‘It’s good to be alive’: Stouffville breeder goes from near-death to record year on the track
George Millar received a double lung transplant last February, but his new lungs had COVID-19
2021 was a year like no other for Stouffville resident George Millar, in more ways than one.
Last February, the 71-year-old owner of Millar Farms went in for a double lung transplant. Millar had pulmonary fibrosis and his situation was deteriorating rapidly. He had been called in three times for the transplant, but each time the lungs weren’t viable due to COVID-19. The fourth time, Millar got the go-ahead for the transplant.
What happened next is hard to believe. According to Millar, all the tests on his new set of lungs were good. “The next day after the transplant, they found my new lungs had COVID,” Millar said. “My body was trying to reject the lungs.
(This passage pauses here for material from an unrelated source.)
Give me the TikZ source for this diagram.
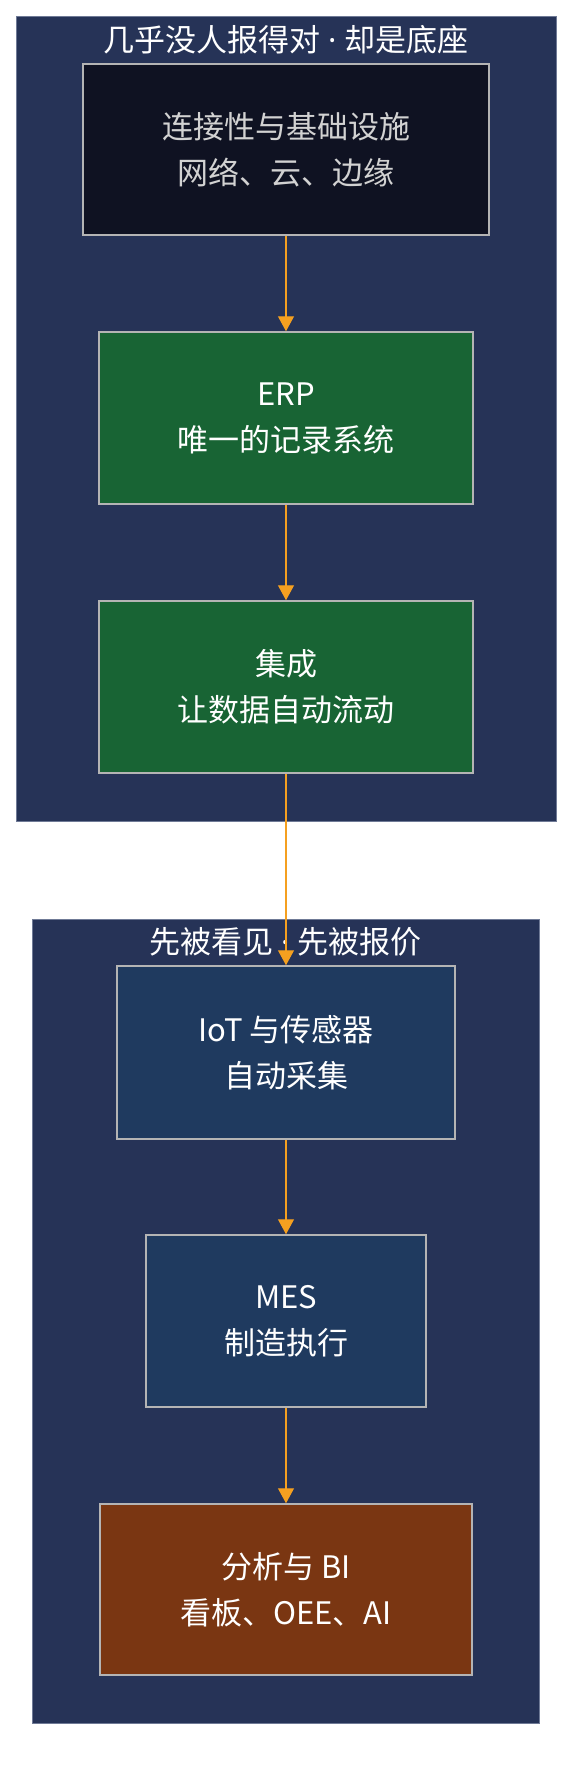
\documentclass[tikz,border=0pt]{standalone}
\usepackage{fontspec}
\setmainfont{Noto Sans CJK SC}
\newfontfamily\dotfont{Noto Sans}
\usetikzlibrary{arrows.meta}
\definecolor{panel}{HTML}{263357}
\definecolor{panelline}{HTML}{6F7A96}
\definecolor{infrafill}{HTML}{0F1222}
\definecolor{erpfill}{HTML}{186434}
\definecolor{shopfill}{HTML}{1F3A5F}
\definecolor{bifill}{HTML}{7A3612}
\definecolor{boxline}{HTML}{B4B4B4}
\definecolor{flow}{HTML}{F5A020}
\definecolor{dimtext}{HTML}{D2D2D2}

\begin{document}
\begin{tikzpicture}[x = 1pt, y = -1pt,
                    > = {Triangle[length = 15pt, width = 16pt]},
                    panel/.style = {rectangle, draw = panelline, line width = 1pt, fill = panel, inner sep = 0pt},
                    paneltitle/.style = {text = white, font = \fontsize{31}{36}\selectfont, inner sep = 0pt},
                    block/.style = {rectangle, draw = boxline, line width = 1.5pt, align = center, text = white,
                                    font = \fontsize{31}{46}\selectfont, inner sep = 0pt}]
    \useasboundingbox (0, 0) rectangle (588, 1788);
    % upper group
    \node [panel, minimum width = 540pt, minimum height = 805pt] (top) at (286, 418.5) {};
    \node [paneltitle] (toptitle) at (286, 40) {几乎没人报得对{\dotfont\ ·\ }却是底座};
    \node [block, fill = infrafill, text = dimtext, minimum width = 406pt, minimum height = 171pt] (infra) at (286, 149.5) {连接性与基础设施\\网络、云、边缘};
    \node [block, fill = erpfill, minimum width = 374pt, minimum height = 172pt] (erp) at (286, 418) {ERP\\唯一的记录系统};
    \node [block, fill = erpfill, minimum width = 374pt, minimum height = 172pt] (integ) at (286, 687) {集成\\让数据自动流动};
    % lower group
    \node [panel, minimum width = 507pt, minimum height = 804pt] (bottom) at (285.5, 1321) {};
    \node [paneltitle] (bottomtitle) at (285.5, 942) {先被看见{\dotfont\ ·\ }先被报价};
    \node [block, fill = shopfill, minimum width = 338pt, minimum height = 173pt] (iot) at (286, 1052.5) {IoT 与传感器\\自动采集};
    \node [block, fill = shopfill, minimum width = 280pt, minimum height = 172pt] (mes) at (286, 1321) {MES\\制造执行};
    \node [block, fill = bifill, minimum width = 372pt, minimum height = 171pt] (bi) at (286, 1589.5) {分析与 BI\\看板、OEE、AI};
    \draw [flow, line width = 1.3pt, ->] (infra)--(erp);
    \draw [flow, line width = 1.3pt, ->] (erp)--(integ);
    \draw [flow, line width = 1.3pt, ->] (integ)--(iot);
    \draw [flow, line width = 1.3pt, ->] (iot)--(mes);
    \draw [flow, line width = 1.3pt, ->] (mes)--(bi);
\end{tikzpicture}
\end{document}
I was delusional for five weeks. I thought the nurses were trying to kill me.”
The normal hospital stay for a lung transplant is two to three weeks. Millar spent three months at Toronto General Hospital, much of it being tube-fed. He couldn’t drink due to the lung transplant, so he remembers his mouth always being dry. “When they finally said I could have a drink of water, it was like Dom Pérignon,” he said. “When I got hospital food, I thought, this is the best food I ever had.”
Part of what got Millar through the hospital stay were pictures and video of his horses. His trainer Nick Gallucci sent him a video of a few horses, and Millar said he must have watched the video a hundred times. When his wife Facetimed him, Millar would often ask her to go up to the barn so he could see the horses. “When you see the horses, they are kind of like your children,” he said. Millar had raced with their mothers and grandmothers, some of which are still on the farm.
“Being on the farm was the best medicine I could get,” he said. So after recovering and relearning how to walk, Millar headed back to his farm near Warden Avenue and St. John’s Sideroad.
Senior horse improvement manager for Ontario Racing Sandra Snyder said Millar’s season was exceptional. “This is a rare year, really, for anyone,” she said. What makes Millar special is that he is still heavily involved at his age and you see him out there jogging the horses, Snyder added. “You see, he really loves them.”
Millar just completed his 12-month checkup post-surgery and is anxious to get on with a more normal 2022. “I hope I don’t have to talk about COVID as much this year,” he said. “It’s good to be alive, boy.”
Millar hopes to get another 10 years from his new lungs, which would take him to 80 years old. He’s already looking forward to 2022 and spending more time on the farm. “I want to bale my hay this summer,” he said. “I wear N95 masks in the barn now because I don’t want to get a fungus, but it’s a small price to pay to keep enjoying this.”
STORY BEHIND THE STORY: Reporter Simon Martin went to hear the story of Stouffville resident George Millar, who survived a double lung transplant and COVID-19, and how his horses picked him up.